Plotting code records
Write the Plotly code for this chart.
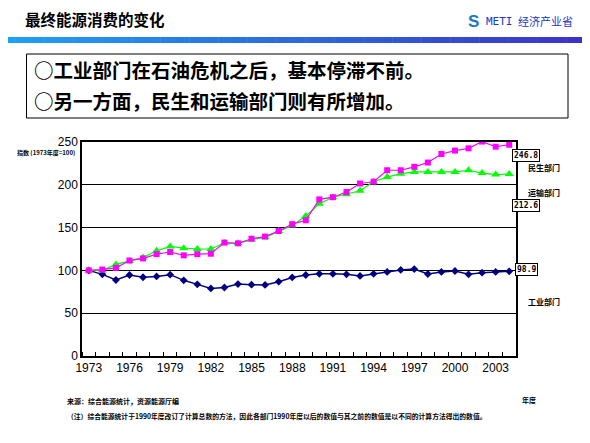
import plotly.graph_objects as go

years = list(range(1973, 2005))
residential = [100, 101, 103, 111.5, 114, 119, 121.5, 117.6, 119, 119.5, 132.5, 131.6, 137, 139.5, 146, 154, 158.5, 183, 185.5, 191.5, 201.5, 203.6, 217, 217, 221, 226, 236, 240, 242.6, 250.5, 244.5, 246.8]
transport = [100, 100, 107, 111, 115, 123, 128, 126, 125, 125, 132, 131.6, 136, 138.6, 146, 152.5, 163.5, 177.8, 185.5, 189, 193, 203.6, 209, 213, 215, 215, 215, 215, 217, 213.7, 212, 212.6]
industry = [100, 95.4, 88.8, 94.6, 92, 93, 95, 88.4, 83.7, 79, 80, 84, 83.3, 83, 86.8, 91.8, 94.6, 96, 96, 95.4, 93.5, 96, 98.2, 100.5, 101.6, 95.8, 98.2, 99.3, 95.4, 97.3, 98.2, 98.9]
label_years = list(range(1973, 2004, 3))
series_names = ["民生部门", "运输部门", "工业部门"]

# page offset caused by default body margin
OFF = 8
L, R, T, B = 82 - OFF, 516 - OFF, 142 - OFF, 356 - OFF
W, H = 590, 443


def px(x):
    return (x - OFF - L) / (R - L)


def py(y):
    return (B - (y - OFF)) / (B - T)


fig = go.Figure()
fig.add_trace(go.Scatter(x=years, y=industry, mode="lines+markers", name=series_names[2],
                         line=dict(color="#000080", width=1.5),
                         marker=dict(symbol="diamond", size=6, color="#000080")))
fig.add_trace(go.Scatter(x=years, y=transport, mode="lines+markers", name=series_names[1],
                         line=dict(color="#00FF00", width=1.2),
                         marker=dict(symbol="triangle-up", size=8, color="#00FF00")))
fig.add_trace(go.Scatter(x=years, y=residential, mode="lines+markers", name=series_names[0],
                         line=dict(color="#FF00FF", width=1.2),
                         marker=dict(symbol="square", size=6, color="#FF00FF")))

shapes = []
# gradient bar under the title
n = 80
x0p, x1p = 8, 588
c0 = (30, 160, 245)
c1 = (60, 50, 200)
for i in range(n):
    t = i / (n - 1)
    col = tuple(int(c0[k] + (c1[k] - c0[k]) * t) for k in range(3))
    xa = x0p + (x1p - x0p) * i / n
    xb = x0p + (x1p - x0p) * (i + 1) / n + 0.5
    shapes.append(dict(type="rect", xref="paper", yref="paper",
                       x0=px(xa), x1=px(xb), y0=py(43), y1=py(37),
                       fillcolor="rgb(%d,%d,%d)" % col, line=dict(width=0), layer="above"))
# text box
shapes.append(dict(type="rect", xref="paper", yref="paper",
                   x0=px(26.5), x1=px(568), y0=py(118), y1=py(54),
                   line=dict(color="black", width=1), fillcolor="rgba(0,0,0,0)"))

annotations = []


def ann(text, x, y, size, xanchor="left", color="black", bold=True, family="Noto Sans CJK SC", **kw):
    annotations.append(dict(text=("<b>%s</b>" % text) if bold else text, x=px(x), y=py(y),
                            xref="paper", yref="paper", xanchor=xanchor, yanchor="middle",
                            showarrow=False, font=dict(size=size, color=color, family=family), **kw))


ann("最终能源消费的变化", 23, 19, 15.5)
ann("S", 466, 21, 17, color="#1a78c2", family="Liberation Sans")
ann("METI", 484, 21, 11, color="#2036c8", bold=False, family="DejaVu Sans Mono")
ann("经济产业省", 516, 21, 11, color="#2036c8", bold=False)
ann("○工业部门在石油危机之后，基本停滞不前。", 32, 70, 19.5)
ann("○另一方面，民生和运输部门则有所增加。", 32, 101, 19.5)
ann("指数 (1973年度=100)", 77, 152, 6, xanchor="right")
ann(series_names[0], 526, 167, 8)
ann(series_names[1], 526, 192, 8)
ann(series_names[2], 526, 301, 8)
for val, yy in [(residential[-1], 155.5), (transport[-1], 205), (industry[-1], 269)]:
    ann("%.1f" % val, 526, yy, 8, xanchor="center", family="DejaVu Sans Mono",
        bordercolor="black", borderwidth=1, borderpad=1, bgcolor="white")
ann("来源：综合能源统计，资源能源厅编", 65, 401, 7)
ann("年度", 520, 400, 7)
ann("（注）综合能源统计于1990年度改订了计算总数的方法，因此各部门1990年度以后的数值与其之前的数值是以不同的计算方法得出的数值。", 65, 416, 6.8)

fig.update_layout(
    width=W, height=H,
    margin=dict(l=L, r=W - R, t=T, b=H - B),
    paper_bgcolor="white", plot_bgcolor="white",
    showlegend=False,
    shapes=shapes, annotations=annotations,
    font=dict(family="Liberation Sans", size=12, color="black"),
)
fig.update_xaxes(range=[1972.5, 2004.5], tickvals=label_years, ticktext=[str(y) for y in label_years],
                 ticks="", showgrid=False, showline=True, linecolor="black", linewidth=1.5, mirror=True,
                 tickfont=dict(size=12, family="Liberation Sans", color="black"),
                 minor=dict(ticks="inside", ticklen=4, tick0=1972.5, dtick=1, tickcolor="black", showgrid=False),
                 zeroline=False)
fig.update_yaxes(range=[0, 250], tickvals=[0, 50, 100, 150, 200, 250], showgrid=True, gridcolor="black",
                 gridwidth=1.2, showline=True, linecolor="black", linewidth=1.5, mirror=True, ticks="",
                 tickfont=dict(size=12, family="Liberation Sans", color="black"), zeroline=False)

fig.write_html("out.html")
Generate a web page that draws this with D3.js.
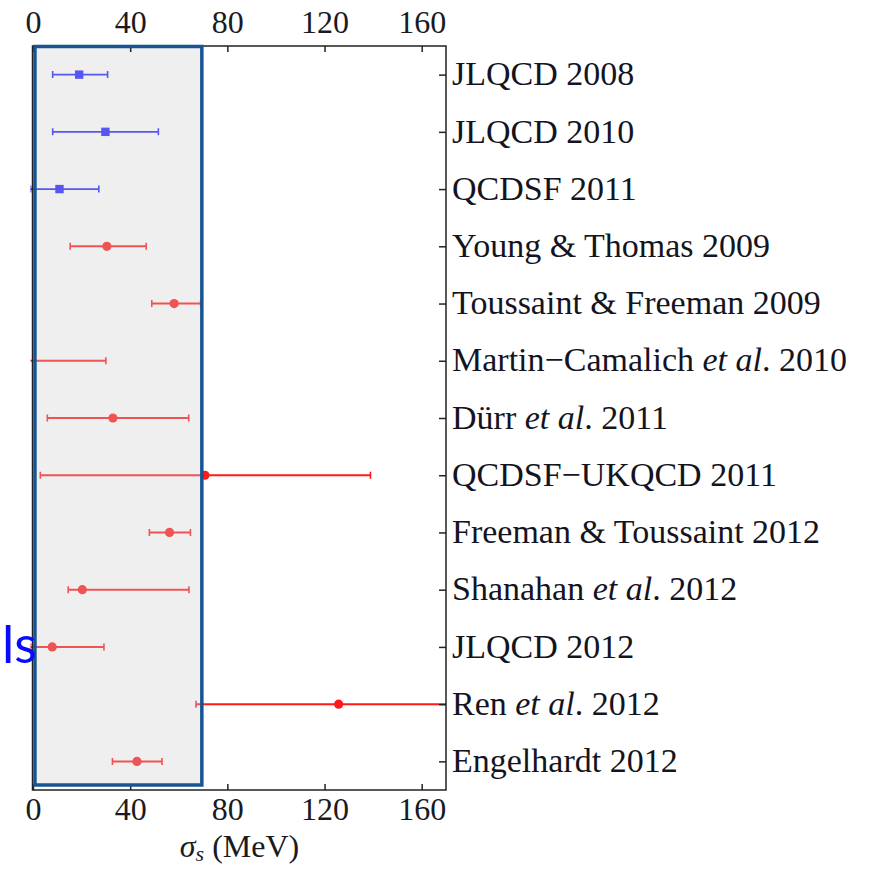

● **Goal of the exercise**: Each line in the entries above that includes the string "page" should be extracted.

● **Answer for this exercise**:
# page offset caused by default body margin
Generate a web page that draws this with D3.js.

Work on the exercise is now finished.